Mostly, I think what bothered me the most about this was not the writing (which is convoluted but adequate) nor how much it seems to misunderstand who Brenda is but that it’s not that much about Brenda Starr at all. No, Brenda didn’t appear in every panel of the comic but even when she wasn’t in the comic, it was still very much about her. So much of this film serial seems to just revolve around the men here (Chuck, the police officers, the criminals) and it doesn’t feel like Brenda drives that much of the action (except for when she has to be saved from a closet).

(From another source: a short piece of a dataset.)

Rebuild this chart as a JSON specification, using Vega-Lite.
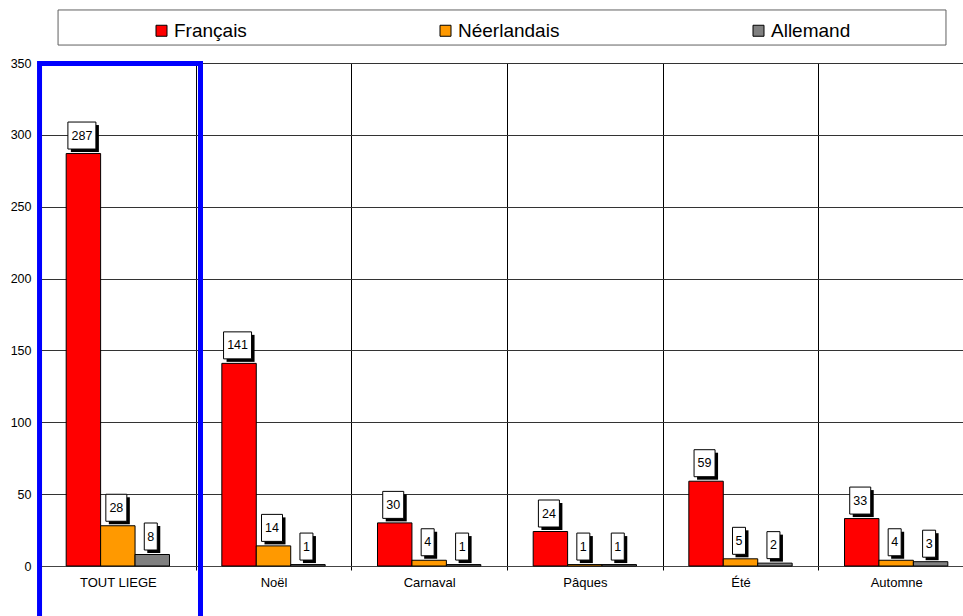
{
  "$schema": "https://vega.github.io/schema/vega-lite/v6.json",
  "autosize": "none",
  "width": 923,
  "height": 503,
  "padding": {"left": 40, "top": 63, "right": 0, "bottom": 50},
  "background": "white",
  "config": {
    "font": "Liberation Sans",
    "view": {"stroke": null},
    "axis": {"labelColor": "black", "labelFont": "Liberation Sans", "labelFontSize": 12.5},
    "axisLeft": {"labelFontSize": 12.5},
    "axisY": {"labelFontSize": 12.5, "labelPadding": 9, "ticks": false, "domain": false, "grid": true, "gridColor": "#333333", "gridOpacity": 1, "title": null}
  },
  "data": {
    "values": [
      {"category": "TOUT LIEGE", "langue": "Français", "value": 287},
      {"category": "TOUT LIEGE", "langue": "Néerlandais", "value": 28},
      {"category": "TOUT LIEGE", "langue": "Allemand", "value": 8},
      {"category": "Noël", "langue": "Français", "value": 141},
      {"category": "Noël", "langue": "Néerlandais", "value": 14},
      {"category": "Noël", "langue": "Allemand", "value": 1},
      {"category": "Carnaval", "langue": "Français", "value": 30},
      {"category": "Carnaval", "langue": "Néerlandais", "value": 4},
      {"category": "Carnaval", "langue": "Allemand", "value": 1},
      {"category": "Pâques", "langue": "Français", "value": 24},
      {"category": "Pâques", "langue": "Néerlandais", "value": 1},
      {"category": "Pâques", "langue": "Allemand", "value": 1},
      {"category": "Été", "langue": "Français", "value": 59},
      {"category": "Été", "langue": "Néerlandais", "value": 5},
      {"category": "Été", "langue": "Allemand", "value": 2},
      {"category": "Automne", "langue": "Français", "value": 33},
      {"category": "Automne", "langue": "Néerlandais", "value": 4},
      {"category": "Automne", "langue": "Allemand", "value": 3}
    ]
  },
  "layer": [
    {
      "data": {"values": [{}]},
      "layer": [
        {
          "mark": {"type": "rect", "fill": null, "fillOpacity": 0, "stroke": "#606060", "strokeWidth": 1},
          "encoding": {
            "x": {"datum": 0.116, "type": "quantitative", "scale": {"domain": [0, 6], "range": [0, 934], "nice": false, "zero": false}, "axis": null},
            "x2": {"datum": 5.82},
            "y": {"datum": 386.9, "type": "quantitative", "scale": {"domain": [0, 350], "nice": false}, "axis": {"title": null, "values": [0, 50, 100, 150, 200, 250, 300, 350], "labelFontSize": 12.5}},
            "y2": {"datum": 362.5}
          }
        },
        {
          "mark": {"type": "rect", "fill": null, "fillOpacity": 0, "stroke": "#0000FF", "strokeWidth": 5},
          "encoding": {
            "x": {"datum": -0.003, "type": "quantitative", "scale": {"domain": [0, 6], "range": [0, 934], "nice": false, "zero": false}, "axis": null},
            "x2": {"datum": 1.031},
            "y": {"datum": 349.7, "type": "quantitative", "scale": {"domain": [0, 350], "nice": false}, "axis": {"title": null, "values": [0, 50, 100, 150, 200, 250, 300, 350], "labelFontSize": 12.5}},
            "y2": {"datum": -40}
          }
        }
      ]
    },
    {
      "encoding": {
        "x": {
          "field": "category",
          "type": "nominal",
          "sort": null,
          "scale": {"range": [0, 934], "paddingInner": 0, "paddingOuter": 0},
          "axis": {
            "title": null,
            "labelAngle": 0,
            "labelFontSize": 13,
            "labelPadding": 6,
            "tickBand": "extent",
            "grid": true,
            "gridColor": "black",
            "gridOpacity": 1,
            "ticks": true,
            "tickColor": "black",
            "tickSize": 4,
            "domain": true,
            "domainColor": "#444444"
          }
        },
        "xOffset": {
          "field": "langue",
          "type": "nominal",
          "sort": ["Français", "Néerlandais", "Allemand"],
          "scale": {"paddingInner": 0, "paddingOuter": 0.76}
        },
        "y": {
          "field": "value",
          "type": "quantitative",
          "scale": {"domain": [0, 350], "nice": false},
          "axis": {"title": null, "values": [0, 50, 100, 150, 200, 250, 300, 350], "labelFontSize": 12.5}
        }
      },
      "layer": [
        {
          "mark": {"type": "bar", "stroke": "black", "strokeWidth": 1},
          "encoding": {
            "color": {
              "field": "langue",
              "type": "nominal",
              "scale": {"domain": ["Français", "Néerlandais", "Allemand"], "range": ["#FF0000", "#FF9900", "#808080"]},
              "legend": {
                "title": null,
                "orient": "none",
                "direction": "horizontal",
                "legendX": 112,
                "legendY": -42,
                "padding": 0,
                "columnPadding": 189,
                "labelFontSize": 19,
                "labelColor": "black",
                "labelOffset": 3,
                "symbolType": "square",
                "symbolSize": 121,
                "symbolStrokeColor": "black",
                "symbolStrokeWidth": 1,
                "symbolOpacity": 1
              }
            }
          }
        },
        {
          "mark": {"type": "point", "filled": true, "fill": "black", "opacity": 1, "size": 4, "yOffset": -18},
          "encoding": {
            "shape": {
              "condition": [
                {"test": "datum.value >= 100", "value": "M-12.5,-10.5H15.5V16.5H-12.5Z"},
                {"test": "datum.value >= 10", "value": "M-9,-10.5H12V16.5H-9Z"}
              ],
              "value": "M-5,-10.5H8V16.5H-5Z"
            }
          }
        },
        {
          "mark": {"type": "point", "filled": true, "fill": "white", "stroke": "black", "strokeWidth": 1, "opacity": 1, "size": 4, "yOffset": -18},
          "encoding": {
            "shape": {
              "condition": [
                {"test": "datum.value >= 100", "value": "M-15.5,-13.5H12.5V13.5H-15.5Z"},
                {"test": "datum.value >= 10", "value": "M-12,-13.5H9V13.5H-12Z"}
              ],
              "value": "M-8,-13.5H5V13.5H-8Z"
            }
          }
        },
        {
          "mark": {"type": "text", "fontSize": 12.5, "color": "black", "baseline": "middle", "align": "center", "dx": -1.5, "yOffset": -18},
          "encoding": {
            "text": {"field": "value", "type": "quantitative"}
          }
        }
      ]
    }
  ],
  "resolve": {"scale": {"x": "independent"}}
}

And, it’s a small complaint, sure, but for a comic strip that was very much about what Brenda Starr was wearing, Woodbury mostly only has one outfit here (she does change once or twice). I assume that’s probably for budget reasons, but I found it distracting.
I had some hopes for this one — I figured it would at least be fun even if it wasn’t great. It was fun in parts, but it definitely wasn’t great. It’s a poor adaptation of the Brenda Starr, Reporter and not much more than a vague amusement from the past.
Brenda Starr has been adapted two more times — once as a made-for-TV movie from 1976 starring Jill St. John and once as a theatrical film starring Brooke Shields that was eventually released in the U.S. in 1992., both of which I’ll cover later this week on my Patreon.
There was also an unaired TV pilot in 1979 and some talk as recently as 2006 about trying to develop the property for TV. I’d love to see that, but only if they manage to get this right.